Cellular Respiration—Major Source of ATP During aerobic cellular respiration in eukaryotic cells, the majority of adenosine triphosphate (ATP) molecules are generated by which process?

Difficulty: Easy

Correct Answer: Oxidative phosphorylation

Explanation:


Introduction / Context:
Aerobic cellular respiration extracts energy from glucose and other fuels in several stages: glycolysis, pyruvate oxidation, the tricarboxylic acid (TCA) cycle, and the electron transport chain coupled to oxidative phosphorylation. Understanding where most ATP is made is essential for biochemistry and physiology.


Given Data / Assumptions:

  • Glycolysis yields a net of 2 ATP per glucose by substrate-level phosphorylation.
  • TCA cycle directly yields only small amounts of ATP (or GTP) via substrate-level phosphorylation.
  • Reduced cofactors (NADH, FADH2) donate electrons to the respiratory chain to drive ATP synthesis.


Concept / Approach:
Oxidative phosphorylation couples electron transport to ATP formation via chemiosmosis. Electron flow through complexes I–IV pumps protons, creating a proton-motive force that powers ATP synthase. This step accounts for the largest fraction of ATP produced per glucose under aerobic conditions.


Step-by-Step Solution:

Estimate ATP from substrate-level steps: glycolysis (2 ATP) + TCA (1 ATP or GTP per turn ×2 ≈ 2 ATP).Account for reduced cofactors: multiple NADH and FADH2 generated feed the electron transport chain.Recognize that ATP synthase uses the proton gradient to synthesize the majority of ATP → oxidative phosphorylation is dominant.
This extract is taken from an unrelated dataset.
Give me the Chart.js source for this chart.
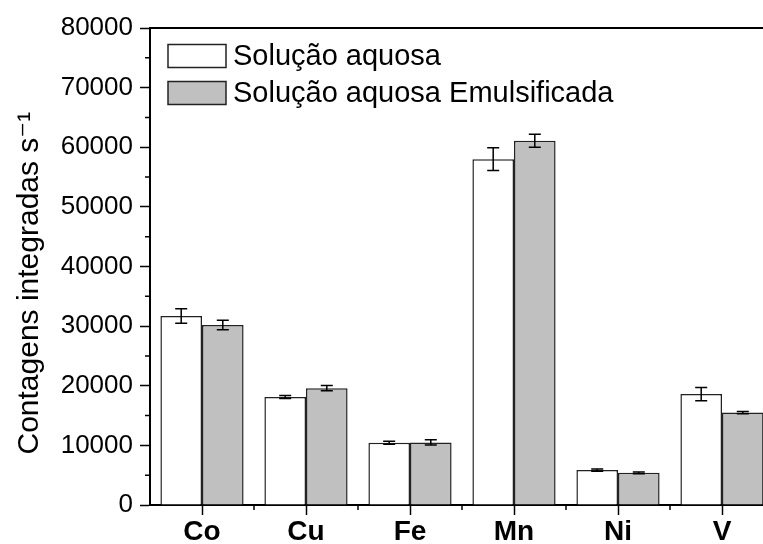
<!DOCTYPE html>
<html>
<head>
<meta charset="utf-8">
<script src="https://cdn.jsdelivr.net/npm/chart.js@4/dist/chart.umd.min.js"></script>
<style>
  html, body { margin: 0; padding: 0; overflow: hidden; background: #fff; }
</style>
</head>
<body>
<canvas id="myChart" width="776" height="544"></canvas>
<script>
// data
var elements = ['Co', 'Cu', 'Fe', 'Mn', 'Ni', 'V'];
var aquosa = [31700, 18100, 10450, 58000, 5850, 18600];
var aquosaErr = [1200, 250, 250, 1900, 200, 1100];
var emulsificada = [30200, 19600, 10500, 61100, 5400, 15500];
var emulsificadaErr = [800, 450, 450, 1100, 150, 200];
var yTicks = [0, 10000, 20000, 30000, 40000, 50000, 60000, 70000, 80000];

var FONT = "'Liberation Sans', Arial, 'DejaVu Sans', sans-serif";

// error bars, minor ticks, top frame line and the legend box
var extras = {
  id: 'extras',
  afterDatasetsDraw: function (chart) {
    var ctx = chart.ctx;
    var y = chart.scales.y;
    var x = chart.scales.x;
    var area = chart.chartArea;
    ctx.save();
    ctx.strokeStyle = '#000';
    ctx.lineWidth = 1.5;
    chart.data.datasets.forEach(function (ds, di) {
      var meta = chart.getDatasetMeta(di);
      meta.data.forEach(function (bar, i) {
        var v = ds.data[i], e = ds.errors[i];
        var top = y.getPixelForValue(v + e);
        var bot = y.getPixelForValue(v - e);
        ctx.beginPath();
        ctx.moveTo(bar.x, top); ctx.lineTo(bar.x, bot);
        ctx.moveTo(bar.x - 6, top); ctx.lineTo(bar.x + 6, top);
        ctx.moveTo(bar.x - 6, bot); ctx.lineTo(bar.x + 6, bot);
        ctx.stroke();
      });
    });
    // minor ticks
    ctx.beginPath();
    for (var k = 0; k < yTicks.length - 1; k++) {
      var py = y.getPixelForValue((yTicks[k] + yTicks[k + 1]) / 2);
      ctx.moveTo(area.left - 5, py); ctx.lineTo(area.left, py);
    }
    for (var j = 0; j < elements.length - 1; j++) {
      var px = (x.getPixelForValue(j) + x.getPixelForValue(j + 1)) / 2;
      ctx.moveTo(px, area.bottom); ctx.lineTo(px, area.bottom + 5);
    }
    ctx.stroke();
    // top frame
    ctx.lineWidth = 2;
    ctx.beginPath();
    ctx.moveTo(area.left - 1, area.top); ctx.lineTo(area.right, area.top);
    ctx.stroke();

    // legend
    ctx.font = '29px ' + FONT;
    ctx.textBaseline = 'middle';
    chart.data.datasets.forEach(function (ds, di) {
      var cy = 56 + di * 37;
      ctx.fillStyle = ds.backgroundColor;
      ctx.fillRect(168, cy - 11.5, 58, 23);
      ctx.lineWidth = 1.5;
      ctx.strokeStyle = '#222';
      ctx.strokeRect(168, cy - 11.5, 58, 23);
      ctx.fillStyle = '#000';
      ctx.fillText(ds.label, 233, cy + 1);
    });
    ctx.restore();
  }
};

var ctx = document.getElementById('myChart').getContext('2d');
var myChart = new Chart(ctx, {
  type: 'bar',
  data: {
    labels: elements,
    datasets: [
      {
        label: 'Solução aquosa',
        data: aquosa,
        errors: aquosaErr,
        backgroundColor: '#ffffff',
        borderColor: '#222',
        borderWidth: 1.5,
        borderSkipped: 'bottom',
        categoryPercentage: 0.8,
        barPercentage: 1.0
      },
      {
        label: 'Solução aquosa Emulsificada',
        data: emulsificada,
        errors: emulsificadaErr,
        backgroundColor: '#c0c0c0',
        borderColor: '#222',
        borderWidth: 1.5,
        borderSkipped: 'bottom',
        categoryPercentage: 0.8,
        barPercentage: 1.0
      }
    ]
  },
  options: {
    responsive: false,
    animation: false,
    layout: { padding: { top: 28, right: 2, left: 0, bottom: 0 } },
    plugins: {
      legend: { display: false },
      tooltip: { enabled: false }
    },
    scales: {
      x: {
        offset: true,
        grid: { offset: false, drawOnChartArea: false, tickLength: 10, tickColor: '#000', tickWidth: 1.5 },
        border: { color: '#000', width: 2 },
        ticks: { color: '#000', font: { family: FONT, size: 28, weight: 'bold' }, padding: 0 },
        afterFit: function (s) { s.height = 39; }
      },
      y: {
        min: 0,
        max: 80000,
        afterBuildTicks: function (s) { s.ticks = yTicks.map(function (v) { return { value: v }; }); },
        grid: { drawOnChartArea: false, tickLength: 10, tickColor: '#000', tickWidth: 1.5 },
        border: { color: '#000', width: 2 },
        ticks: {
          color: '#000',
          font: { family: FONT, size: 26 },
          padding: 7,
          callback: function (v) { return String(v); }
        },
        title: {
          display: true,
          text: 'Contagens integradas s⁻¹    ',
          color: '#000',
          font: { family: FONT, size: 30 },
          padding: { top: 12, bottom: 0 }
        },
        afterFit: function (s) { s.width = 150; }
      }
    }
  },
  plugins: [extras]
});
</script>
</body>
</html>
Verification / Alternative check:
Pharmacologic inhibition (e.g., oligomycin or cyanide) collapses ATP output despite intact glycolysis/TCA, confirming oxidative phosphorylation as the principal ATP source in aerobiosis.


Why Other Options Are Wrong:

  • Photophosphorylation: occurs in chloroplasts during photosynthesis, not cellular respiration.
  • Glycolysis and substrate-level phosphorylation produce only a small portion of total ATP.
  • Fermentation does not maximize ATP yield and occurs without the electron transport chain.


Common Pitfalls:
Assuming “most ATP” comes from the TCA cycle itself; the cycle mainly provides NADH/FADH2 for oxidative phosphorylation.